HVDC transmission
What Is HVDC Transmission?
HVDC transmission is the practice of transferring bulk electrical power between two or more points using high voltage direct current, in contrast to the high voltage alternating current that forms the backbone of most national grids. The process involves rectifying AC to DC at the sending end, transmitting the converted current over overhead lines, submarine cables, or underground cables, and then inverting it back to AC at the receiving end. The technology has been in commercial service since 1954, when the first modern HVDC link connected the Swedish mainland to the island of Gotland, and now operates across six continents with individual links transmitting several gigawatts.
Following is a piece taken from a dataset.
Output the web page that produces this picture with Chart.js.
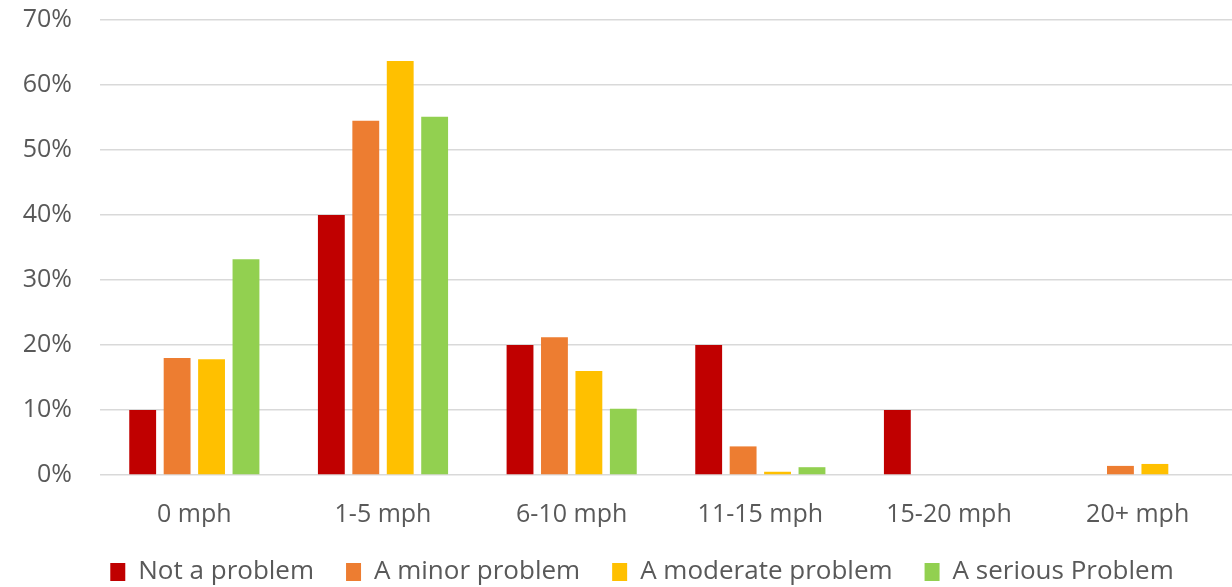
<!DOCTYPE html>
<html>
<head>
<meta charset="utf-8">
<script src="https://cdn.jsdelivr.net/npm/chart.js@4.4.0/dist/chart.umd.min.js"></script>
<style>
  html, body { margin: 0; padding: 0; background: #fff; }
  #wrap { width: 1232px; height: 587px; }
</style>
</head>
<body>
<div id="wrap"><canvas id="speedChart" width="1232" height="587"></canvas></div>
<script>
// categories and series (percent)
const speedBands = ['0 mph', '1-5 mph', '6-10 mph', '11-15 mph', '15-20 mph', '20+ mph'];
const notAProblem = [10, 40, 20, 20, 10, 0];
const minorProblem = [18.0, 54.5, 21.2, 4.4, 0, 1.4];
const moderateProblem = [17.8, 63.7, 16.0, 0.5, 0, 1.7];
const seriousProblem = [33.2, 55.1, 10.2, 1.2, 0, 0];
const yTicks = [0, 10, 20, 30, 40, 50, 60, 70];

const textColor = '#595959';
const gridColor = '#d9d9d9';
const fontFamily = '"Open Sans", "Noto Sans", sans-serif';

function series(label, data, color) {
    return { label, data, backgroundColor: color, borderWidth: 0,
             categoryPercentage: 0.73, barPercentage: 0.78 };
}

// the original legend sits a bit right of centre
const legendNudge = {
    id: 'legendNudge',
    afterLayout: chart => { chart.legend.left += 52; }
};

const ctx = document.getElementById('speedChart').getContext('2d');
new Chart(ctx, {
    type: 'bar',
    data: {
        labels: speedBands,
        datasets: [
            series('Not a problem', notAProblem, '#c00000'),
            series('A minor problem', minorProblem, '#ed7d31'),
            series('A moderate problem', moderateProblem, '#ffc000'),
            series('A serious Problem', seriousProblem, '#92d050')
        ]
    },
    plugins: [legendNudge],
    options: {
        responsive: false,
        animation: false,
        layout: { padding: { top: 0, right: 0, left: 0, bottom: -8 } },
        plugins: {
            tooltip: { enabled: false },
            legend: {
                position: 'bottom',
                labels: {
                    color: textColor,
                    font: { family: fontFamily, size: 26, lineHeight: 1 },
                    boxWidth: 15,
                    boxHeight: 18,
                    padding: 32
                }
            }
        },
        scales: {
            x: {
                grid: { display: false },
                border: { display: false },
                ticks: { color: textColor, font: { family: fontFamily, size: 25 }, padding: 17 },
                afterFit: axis => { axis.height = 52; }
            },
            y: {
                min: 0,
                max: 70,
                afterBuildTicks: axis => { axis.ticks = yTicks.map(v => ({ value: v })); },
                grid: { color: gridColor, lineWidth: 1.5, drawTicks: false },
                border: { display: false },
                ticks: {
                    color: textColor,
                    font: { family: fontFamily, size: 25 },
                    padding: 28,
                    callback: v => v + '%'
                },
                afterFit: axis => {
                    axis.width = 100;
                    axis.paddingTop = 20;
                    axis.paddingBottom = 0;
                }
            }
        }
    }
});
</script>
</body>
</html>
The economic rationale for HVDC transmission depends on the balance between the cost of converter stations and the savings on transmission infrastructure. For long overhead routes, typically exceeding 600 to 700 kilometers, the reduced conductor losses and lower right-of-way requirements of a two-conductor DC line offset the capital cost of the converter equipment. For submarine and underground cables, the advantage appears at much shorter distances because AC cables generate reactive current that progressively consumes capacity along the cable length, whereas DC cables carry only active power.
HVDC Converter Station Technology
The converter station is the defining component of any HVDC link. The first commercial systems used mercury-arc valves, which were superseded in the 1970s by thyristor valves organized into line-commutated converter (LCC) configurations. LCC relies on the natural commutation of the connected AC network to transfer current between valves, making it dependent on a sufficiently stiff AC system at both terminals. LCC technology remains the standard for very high power ratings, with some modern links exceeding 8 GW. The operating characteristics and design history of LCC-based HVDC are reviewed in the overview of HVDC transmission systems on IEEE Xplore.
Voltage-source converter (VSC) technology, which replaced thyristors with insulated gate bipolar transistors (IGBTs), became commercially available in 1997 and is now the preferred approach for new projects below roughly 2 GW. Because IGBTs can be switched on and off under full load, VSC does not require a rotating machine at the receiving end, making it well suited for offshore wind connections and for energizing isolated AC networks. Contemporary VSC systems use the modular multilevel converter (MMC) topology, which builds the AC waveform from the series operation of hundreds of individually controlled submodules, reducing harmonic content and allowing full black-start capability.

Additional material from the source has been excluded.